CRESTVIEW — While a potential feasibility study the Okaloosa County Commission plans to discuss Tuesday would include examining ways to protect local beaches from major storms, it would not require the county to perform any beach restorations.
That’s according to county Tourist Development Department Director Jennifer Adams.
The commission anticipates deciding whether to notify the U.S. Army Corps of Engineers of the county’s intent to use county bed tax money to help pay for the potential study, which reportedly would not last more than three years and is not expected to cost more than $3 million.
The study would evaluate the coastline from the El Matador condominiums on Okaloosa Island east to the Walton County line. Jim Trifilio, the county’s coastal management coordinator, has said that among other issues the study would evaluate, property by property, what damages would occur from any given storm.
But, "This feasibility study in no way obligates the county to construct a beach restoration project or any other project," Adams said in an agenda request seeking the commission’s approval of the letter of intent to the Corps. "However, if the county ever wants to have a federal funding partner for hurricane protection and storm damage reduction projects, a feasibility study must be completed."

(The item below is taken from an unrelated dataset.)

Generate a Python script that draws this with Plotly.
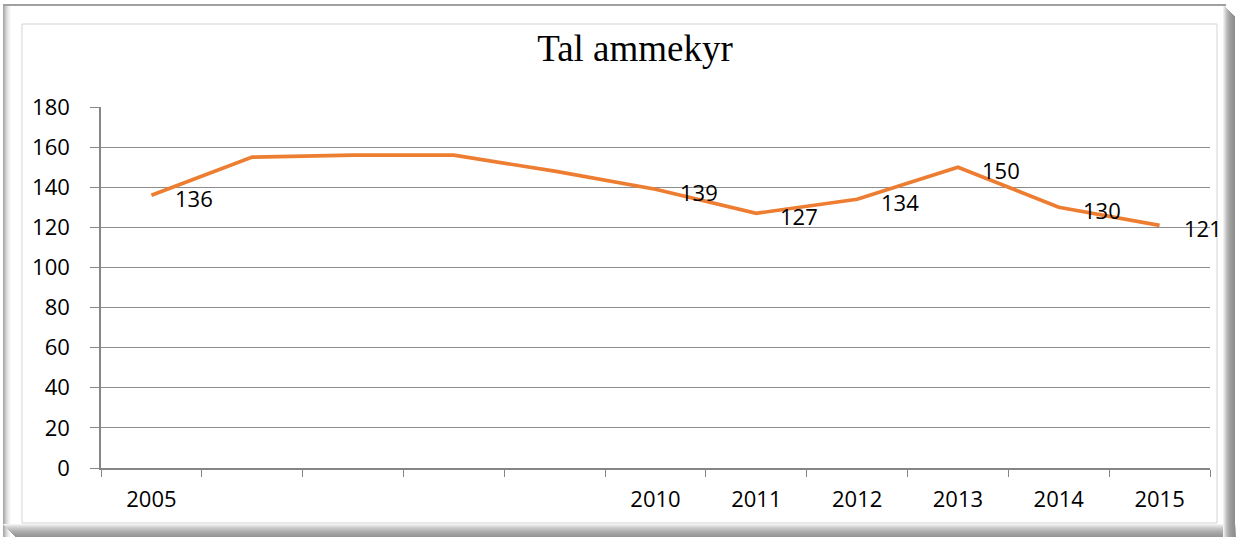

She said the actual cost-share amount still must be determined, and that the county might be able to negotiate in-kind services to count toward the required funding match. The in-kind services could include environmental impact investigations.
The county Tourist Development Department last May and the commission last June approved a similar letter of intent and the use of up to $3 million in TDD money for the study.
But the Corps recently received additional money from Congress and has requested a new letter of intent, according to Adams.
Tuesday's meeting starts at 8:30 a.m. at Crestview City Hall.